Lebanon

Lebanon is the Wilson County seat, and its exchange market runs on two different tracks at once: a historic downtown square built on small-footprint retail and office, and a fast-growing industrial base strung along Interstate 40 and Highway 109 that has drawn major distribution operations to the county. Investors here are often trading between those two worlds rather than staying in one.

Cumberland University's campus sits just off the square and keeps a small but steady rental and service-retail demand alive downtown, distinct from both the courthouse-driven foot traffic and the interstate-facing industrial base a few miles out.

Downtown Square Versus the I-40 Industrial Base

The square itself, anchored around the Wilson County Courthouse, holds small brick storefronts and office conversions that trade in modest dollar amounts but rarely sit vacant for long given the steady foot traffic from county government and Cumberland University nearby. That is a different animal from the industrial parks that have grown up along the interstate, where large-format distribution buildings serve national logistics tenants and warehouse users drawn by Wilson County's rail and highway access.

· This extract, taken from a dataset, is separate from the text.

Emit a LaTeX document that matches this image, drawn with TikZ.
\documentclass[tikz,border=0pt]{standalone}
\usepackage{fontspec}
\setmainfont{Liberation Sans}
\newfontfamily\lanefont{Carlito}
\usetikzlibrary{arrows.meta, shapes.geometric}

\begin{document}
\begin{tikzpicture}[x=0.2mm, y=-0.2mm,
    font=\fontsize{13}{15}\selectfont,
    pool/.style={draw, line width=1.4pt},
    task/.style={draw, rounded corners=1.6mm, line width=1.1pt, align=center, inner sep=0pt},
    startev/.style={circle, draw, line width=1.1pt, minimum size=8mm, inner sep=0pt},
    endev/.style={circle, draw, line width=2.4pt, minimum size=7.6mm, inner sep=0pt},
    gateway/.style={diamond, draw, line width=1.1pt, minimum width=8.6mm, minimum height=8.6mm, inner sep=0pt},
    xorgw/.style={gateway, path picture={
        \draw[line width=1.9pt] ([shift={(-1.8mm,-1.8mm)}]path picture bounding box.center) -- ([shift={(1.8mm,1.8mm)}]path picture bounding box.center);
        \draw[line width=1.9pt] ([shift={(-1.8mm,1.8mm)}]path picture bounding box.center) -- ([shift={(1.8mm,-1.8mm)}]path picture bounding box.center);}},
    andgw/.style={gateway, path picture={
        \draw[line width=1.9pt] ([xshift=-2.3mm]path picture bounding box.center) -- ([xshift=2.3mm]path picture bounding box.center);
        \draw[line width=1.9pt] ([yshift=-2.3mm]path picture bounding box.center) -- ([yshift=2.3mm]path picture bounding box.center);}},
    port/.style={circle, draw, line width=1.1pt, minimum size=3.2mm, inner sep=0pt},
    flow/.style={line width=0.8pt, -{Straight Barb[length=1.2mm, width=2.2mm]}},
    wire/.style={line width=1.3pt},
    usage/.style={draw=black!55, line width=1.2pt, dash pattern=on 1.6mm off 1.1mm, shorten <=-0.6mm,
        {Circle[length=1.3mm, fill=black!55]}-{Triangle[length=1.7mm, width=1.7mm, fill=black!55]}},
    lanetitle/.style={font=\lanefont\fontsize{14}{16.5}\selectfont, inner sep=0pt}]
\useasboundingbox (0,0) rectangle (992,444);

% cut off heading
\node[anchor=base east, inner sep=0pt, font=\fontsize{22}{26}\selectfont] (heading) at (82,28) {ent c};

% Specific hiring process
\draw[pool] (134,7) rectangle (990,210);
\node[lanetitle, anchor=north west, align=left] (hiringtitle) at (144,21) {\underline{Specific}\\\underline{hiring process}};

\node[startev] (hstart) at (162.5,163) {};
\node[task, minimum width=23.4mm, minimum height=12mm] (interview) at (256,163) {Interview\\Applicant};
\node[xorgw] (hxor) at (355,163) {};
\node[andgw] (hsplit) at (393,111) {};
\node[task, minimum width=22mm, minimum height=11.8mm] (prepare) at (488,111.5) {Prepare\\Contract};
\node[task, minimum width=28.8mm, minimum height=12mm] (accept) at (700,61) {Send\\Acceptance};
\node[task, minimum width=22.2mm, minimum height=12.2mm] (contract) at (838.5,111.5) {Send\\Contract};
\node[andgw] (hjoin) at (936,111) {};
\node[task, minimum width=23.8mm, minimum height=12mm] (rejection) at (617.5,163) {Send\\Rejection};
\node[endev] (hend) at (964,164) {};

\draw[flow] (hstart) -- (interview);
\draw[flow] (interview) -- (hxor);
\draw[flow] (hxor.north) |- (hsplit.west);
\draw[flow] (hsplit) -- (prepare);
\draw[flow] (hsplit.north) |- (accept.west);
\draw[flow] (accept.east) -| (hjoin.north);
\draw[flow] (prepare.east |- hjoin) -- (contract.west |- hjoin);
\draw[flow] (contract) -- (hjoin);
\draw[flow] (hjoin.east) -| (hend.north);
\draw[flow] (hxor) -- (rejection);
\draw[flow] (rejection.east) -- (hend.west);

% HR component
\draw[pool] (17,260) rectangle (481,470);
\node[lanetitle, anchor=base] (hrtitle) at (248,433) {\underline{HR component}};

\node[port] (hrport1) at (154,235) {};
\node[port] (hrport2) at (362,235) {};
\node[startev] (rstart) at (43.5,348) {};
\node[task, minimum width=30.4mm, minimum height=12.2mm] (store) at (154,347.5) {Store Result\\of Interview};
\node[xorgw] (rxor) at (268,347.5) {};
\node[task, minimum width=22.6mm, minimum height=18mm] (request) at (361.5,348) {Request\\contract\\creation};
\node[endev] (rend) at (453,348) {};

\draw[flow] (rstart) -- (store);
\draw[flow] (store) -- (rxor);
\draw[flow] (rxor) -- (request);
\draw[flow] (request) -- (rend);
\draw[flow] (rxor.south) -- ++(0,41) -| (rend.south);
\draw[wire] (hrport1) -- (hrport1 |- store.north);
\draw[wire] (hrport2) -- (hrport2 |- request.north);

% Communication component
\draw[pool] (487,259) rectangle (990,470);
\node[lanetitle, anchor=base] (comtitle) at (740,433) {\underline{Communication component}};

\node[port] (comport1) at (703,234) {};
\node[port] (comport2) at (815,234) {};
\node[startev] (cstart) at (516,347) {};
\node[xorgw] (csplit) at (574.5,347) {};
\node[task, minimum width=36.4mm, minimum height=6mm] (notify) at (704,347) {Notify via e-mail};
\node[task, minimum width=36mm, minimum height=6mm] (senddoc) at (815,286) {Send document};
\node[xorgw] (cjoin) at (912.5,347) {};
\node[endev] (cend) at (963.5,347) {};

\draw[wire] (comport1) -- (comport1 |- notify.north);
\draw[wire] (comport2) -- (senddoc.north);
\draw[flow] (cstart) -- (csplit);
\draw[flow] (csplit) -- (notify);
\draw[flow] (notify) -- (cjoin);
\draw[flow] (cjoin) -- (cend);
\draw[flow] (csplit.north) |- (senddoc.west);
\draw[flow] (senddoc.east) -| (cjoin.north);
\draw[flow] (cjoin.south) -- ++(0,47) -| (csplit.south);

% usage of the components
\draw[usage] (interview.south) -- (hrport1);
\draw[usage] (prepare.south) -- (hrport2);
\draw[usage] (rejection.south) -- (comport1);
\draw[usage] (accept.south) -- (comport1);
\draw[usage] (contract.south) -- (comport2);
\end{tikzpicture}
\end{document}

An exchanger moving out of a downtown storefront and into an I-40 distribution building is trading management intensity and tenant turnover for a longer lease term and a single point of contact. That is a legitimate strategy, but the underwriting looks nothing alike, and treating the two like the same asset class is the most common mistake investors make in this market.

The distribution buildings along Highway 109 in particular have grown alongside expanding national logistics operations that use Lebanon's position between Nashville and the Cookeville corridor as a secondary hub, and several of those buildings have traded to out-of-state institutional buyers in recent years, which has kept comparable-sale pricing for large-format industrial fairly current even when a specific building itself has not changed hands.

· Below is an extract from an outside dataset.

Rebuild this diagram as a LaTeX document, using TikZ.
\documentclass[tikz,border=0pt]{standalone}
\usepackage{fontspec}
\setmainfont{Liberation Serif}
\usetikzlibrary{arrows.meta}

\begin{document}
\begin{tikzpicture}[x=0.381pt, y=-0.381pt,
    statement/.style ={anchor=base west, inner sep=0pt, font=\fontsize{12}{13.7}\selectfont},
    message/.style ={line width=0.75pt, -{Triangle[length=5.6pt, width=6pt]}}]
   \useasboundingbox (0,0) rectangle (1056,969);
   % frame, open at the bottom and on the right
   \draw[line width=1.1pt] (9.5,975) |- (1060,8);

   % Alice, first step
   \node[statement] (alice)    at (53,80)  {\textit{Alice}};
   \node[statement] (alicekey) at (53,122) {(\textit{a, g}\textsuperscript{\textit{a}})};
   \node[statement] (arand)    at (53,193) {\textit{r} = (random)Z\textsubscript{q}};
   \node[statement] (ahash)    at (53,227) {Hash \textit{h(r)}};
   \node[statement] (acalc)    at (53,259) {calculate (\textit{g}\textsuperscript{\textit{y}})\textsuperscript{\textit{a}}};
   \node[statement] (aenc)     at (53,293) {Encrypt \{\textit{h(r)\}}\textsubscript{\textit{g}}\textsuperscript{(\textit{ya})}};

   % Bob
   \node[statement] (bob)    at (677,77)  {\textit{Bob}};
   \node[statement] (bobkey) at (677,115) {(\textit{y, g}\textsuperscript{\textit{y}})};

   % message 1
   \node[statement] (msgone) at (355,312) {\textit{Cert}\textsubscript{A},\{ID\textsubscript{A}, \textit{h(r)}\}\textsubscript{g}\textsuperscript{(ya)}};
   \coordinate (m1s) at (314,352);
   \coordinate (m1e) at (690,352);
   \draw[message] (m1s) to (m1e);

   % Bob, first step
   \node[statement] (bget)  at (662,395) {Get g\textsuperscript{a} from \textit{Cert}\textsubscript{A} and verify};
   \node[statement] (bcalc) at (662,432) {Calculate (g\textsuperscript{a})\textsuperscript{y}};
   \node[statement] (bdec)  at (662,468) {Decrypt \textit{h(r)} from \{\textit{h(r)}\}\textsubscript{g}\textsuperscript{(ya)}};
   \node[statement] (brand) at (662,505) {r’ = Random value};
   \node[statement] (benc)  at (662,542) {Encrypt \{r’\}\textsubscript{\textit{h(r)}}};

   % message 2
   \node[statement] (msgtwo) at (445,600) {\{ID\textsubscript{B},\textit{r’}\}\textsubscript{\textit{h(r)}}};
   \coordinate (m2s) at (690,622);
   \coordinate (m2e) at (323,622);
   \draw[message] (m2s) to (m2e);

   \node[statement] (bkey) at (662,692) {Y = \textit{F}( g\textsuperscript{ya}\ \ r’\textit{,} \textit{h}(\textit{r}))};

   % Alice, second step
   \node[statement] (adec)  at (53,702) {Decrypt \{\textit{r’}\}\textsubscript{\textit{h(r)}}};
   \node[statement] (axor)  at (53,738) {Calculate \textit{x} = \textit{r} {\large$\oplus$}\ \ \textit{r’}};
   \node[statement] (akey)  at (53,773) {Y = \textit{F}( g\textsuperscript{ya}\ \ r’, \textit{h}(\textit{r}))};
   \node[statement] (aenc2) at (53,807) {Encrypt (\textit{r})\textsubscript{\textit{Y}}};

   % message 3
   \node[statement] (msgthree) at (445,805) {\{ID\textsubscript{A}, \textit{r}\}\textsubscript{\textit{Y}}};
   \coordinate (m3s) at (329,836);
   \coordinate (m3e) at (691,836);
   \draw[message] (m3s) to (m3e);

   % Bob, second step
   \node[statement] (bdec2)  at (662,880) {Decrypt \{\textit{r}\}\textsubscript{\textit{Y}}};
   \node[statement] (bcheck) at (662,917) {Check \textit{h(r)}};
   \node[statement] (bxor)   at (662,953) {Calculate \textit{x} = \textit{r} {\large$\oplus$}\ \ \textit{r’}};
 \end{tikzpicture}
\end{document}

Identification Rules When Comparing Two Different Asset Types

The three-property rule does not care whether the candidates are a downtown storefront and a distribution warehouse, only that the total identified value fits the rule chosen. Where investors get tripped up is underwriting speed: a small downtown property can be diligenced quickly, while an industrial building with a single credit tenant needs a full lease abstract and rent roll review before it can responsibly go on the identification list. Padding the 45-day window with a property that has not been underwritten just to fill a slot under the three-property rule is how exchanges end up closing on the wrong asset.

What to Watch For in Wilson County Deals

A few things come up repeatedly in Lebanon replacement transactions:

  • Older downtown buildings often carry deferred maintenance that only shows up in a proper inspection
  • Industrial parcels near the interstate may sit in an area still annexing utility service, which affects build-out timelines
  • Some square-adjacent parcels have historic overlay restrictions that limit exterior changes
  • Distribution buildings leased to a single tenant concentrate credit risk in one name

A Lebanon-specific wrinkle worth flagging: some downtown parcels near the courthouse square carry easements tied to a shared alley or rear parking arrangement dating back decades, and those agreements are not always recorded clearly enough to interpret without a title attorney familiar with the square's history.

Coordinating With the Qualified Intermediary

Because Lebanon deals frequently cross asset classes, the qualified intermediary's documentation needs to reflect whichever property closes, not a generic template. Boot exposure is worth checking early if the industrial replacement carries less debt than the relinquished downtown property; that gap gets taxed unless the investor either takes on more leverage or brings additional cash to the closing.

A qualified intermediary working a Lebanon exchange should also confirm early whether the investor's relinquished property was residential, retail, or industrial, since the boot analysis on a cross-asset-class trade depends heavily on how the debt and equity in the original property compare to the replacement, and that comparison is easiest to model before, not after, a specific candidate is identified.

Common 1031 Exchange Questions

Can I exchange a downtown Lebanon storefront for an I-40 distribution building?

Yes, both qualify as like-kind investment real estate. The underwriting differs significantly, so the industrial candidate typically needs more lead time for lease and tenant review before it can be safely identified.

What causes boot when trading a small downtown property for a larger industrial one?

Boot arises when the replacement carries less debt or less overall value than the relinquished property, and the difference is not offset with additional cash. A qualified intermediary can model this before the identification deadline so there are no surprises at closing.

Do historic overlay restrictions near the square affect exchange timing?

They do not affect the exchange rules directly, but they can slow permitting on any renovation planned after acquisition, which is worth factoring into the 180-day exchange period if the closing depends on other work being scheduled.

How much lead time does an industrial replacement need compared to a downtown storefront?

A single-tenant industrial building generally needs a full rent roll, trailing twelve-month financials, and lease abstract review, which takes longer than diligencing a small storefront. Starting that review before the 45-day window opens, rather than after, keeps the timeline realistic.

Is Wilson County utility annexation a concern for industrial parcels?

On some parcels near newer development areas, utility service is still being extended, which can delay occupancy or build-out. Confirming service availability during identification avoids finding out about it after the exchange has already closed.